Las grandes ideas fuerza de la seguridad, la libertad, la democracia y el bienestar social han sido decapitadas a lo largo de veinticinco años de mistificaciones, para vender las bondades de la globalización y de su inseparable compañero el capitalismo financiero. Con ese discurso, se ha producido la desindustrialización progresiva del continente, excepto en su potencia dominante, Alemania, y se han alimentado todo tipo de especulaciones y burbujas improductivas, para mantener el espejismo de bonanza como medio para hacer penetrar la carcoma que ahora recorre muchas naciones europeas. Naciones y pueblos que observan y sienten lo perdido y que carecen de apoyos para reaccionar, por haber puesto toda su confianza en las organizaciones y dirigentes que, a todas luces, han abusado de ella. Esa, entre otras, es la causa de la crisis de los partidos políticos tradicionales, conservadores y socialistas, que han sumido a los pueblos europeos en una peligrosa orfandad política. Los españoles ya sabemos algo de eso.

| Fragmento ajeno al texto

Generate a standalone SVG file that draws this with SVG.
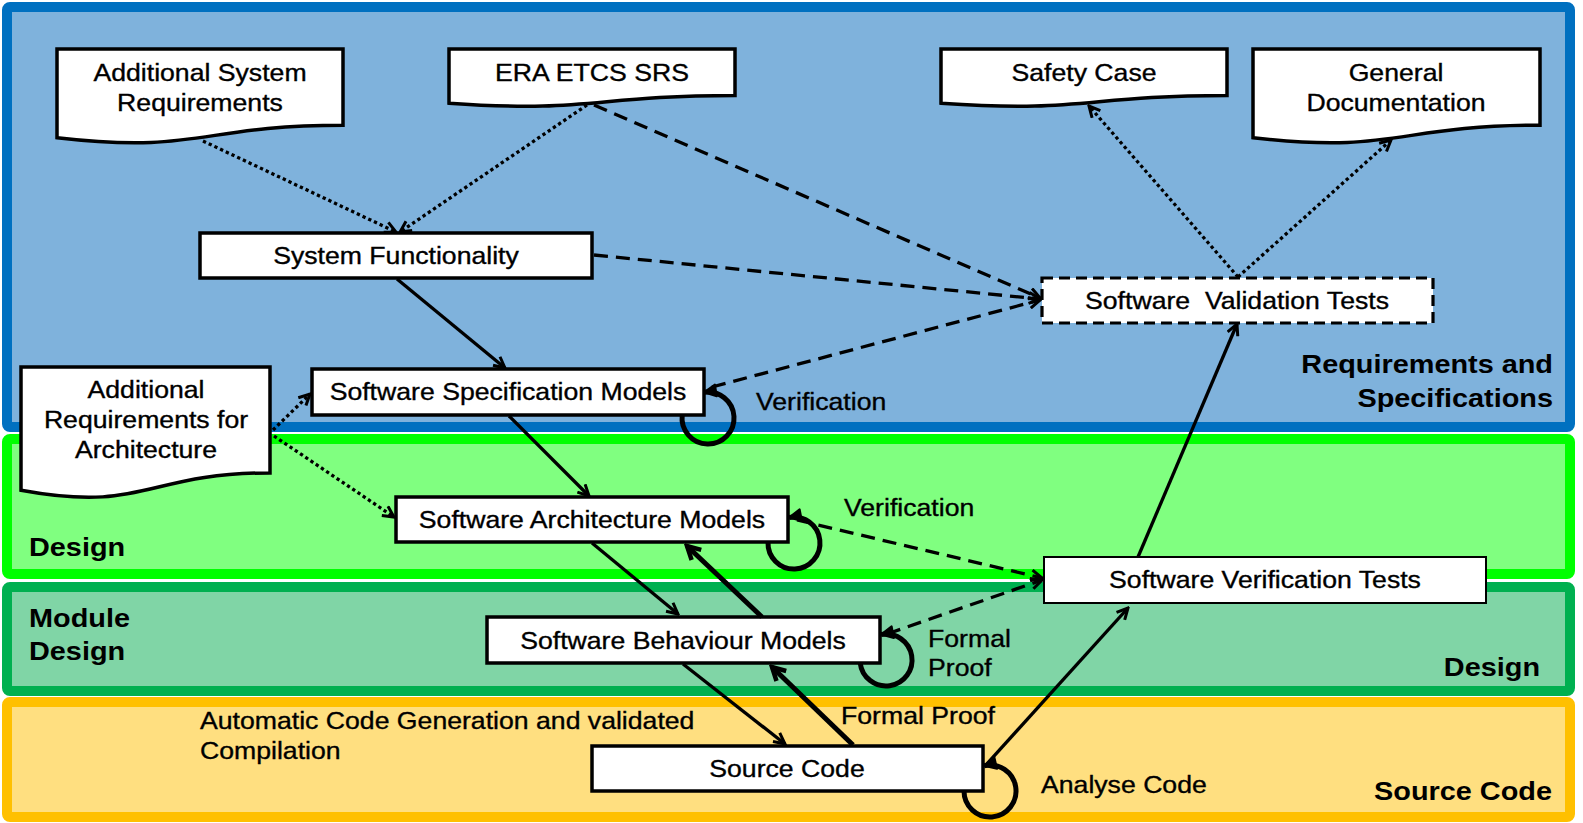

Estos días se vive un sedicente proceso revolucionario en Ucrania, que en realidad ha sido un golpe de Estado, sin que se adivine su final. No será bueno, teniendo en cuenta la heterogeneidad de intereses en liza y el descarrilamiento de las formas democráticas. Esto último abona la tesis de los que consideran que, al ser desoída la voz de las gentes pacíficas, sólo queda el recurso a la violencia para romper el statu quo. Sin duda, cundirá el ejemplo, porque la desnaturalización de la democracia, en nombre de intereses superiores, ha tomado carta de naturaleza y son demasiados los países en los que se hace gala de ello. Hoy es Ucrania, mañana pueden ser Grecia o Italia, e incluso Francia, por no citar España, aquejada de esclerosis múltiple como ha quedado acreditado en el “debate” del Congreso de los Diputados.
El fenómeno común es el de la proletarización de las clases medias, cuyo pacifismo y sentido del orden se malinterpretan como aquiescencia con el estado de cosas actual. Por ello, se continúa con los abusos y la devastación fiscal. Creen los gobernantes que eso es gratis, y no lo es, como se está comprobando en Ucrania: la calle, en manos de minorías combativas y armadas, se ha adueñado del poder mientras la gran mayoría de la sociedad ha permanecido impasible. Lo que parecía granítico se ha desmoronado en 48 horas en medio de la indiferencia general, dando lugar a la intervención de Rusia y amenazando la integridad del país. Por eso, ante esos sucesos, no entiendo el contento de tantos medios de comunicación españoles que, en cambio, se rasgan las vestiduras cuando cosas de menor enjundia y pacíficas ocurren aquí.
Las instituciones europeas no estuvieron a la altura en la negociación del acuerdo de asociación con Ucrania en otoño de 2013 y ahora, deprisa y corriendo, pretenden subsanar su error sin saber siquiera qué pueden ofrecer a los nuevos gobernantes de Kiev para reconducir la situación. Realmente todo es confuso y provisional, al tiempo que ilustrativo de algo que emerge cuando se abre alguna crisis importante en Europa: las instituciones europeas carecen de capacidad de resolución y respuesta y son los Estados implicados o las potencias dominantes los que asumen el protagonismo. En estos días agitados se habla de Moscú, Berlín y Washington, poco de París y Londres, y casi nada de Bruselas. En realidad, lo de Bruselas recuerda a la frágil Sociedad de Naciones de Ginebra en los años 30 del siglo XX. Lo malo es que, además del frente del Este, el flanco del Sur no está muy allá y el discurso oficial, aparte de estar exhausto no parece suficiente para encauzar los problemas sociales y políticos que se han generado con las políticas de la mal llamada austeridad.
Sin descartar otros escenarios, las elecciones europeas de mayo nos indicarán el grado de respaldo de los electores a lo existente y qué opciones nuevas o viejas resultan favorecidas en la jornada electoral. En cualquier caso, la falta de proyecto común y las escasas garantías de que aparezca a medio plazo obligará a cada Estado a vigorizar sus políticas propias, los que las tengan, para no precipitarse en la inestabilidad o el aventurerismo.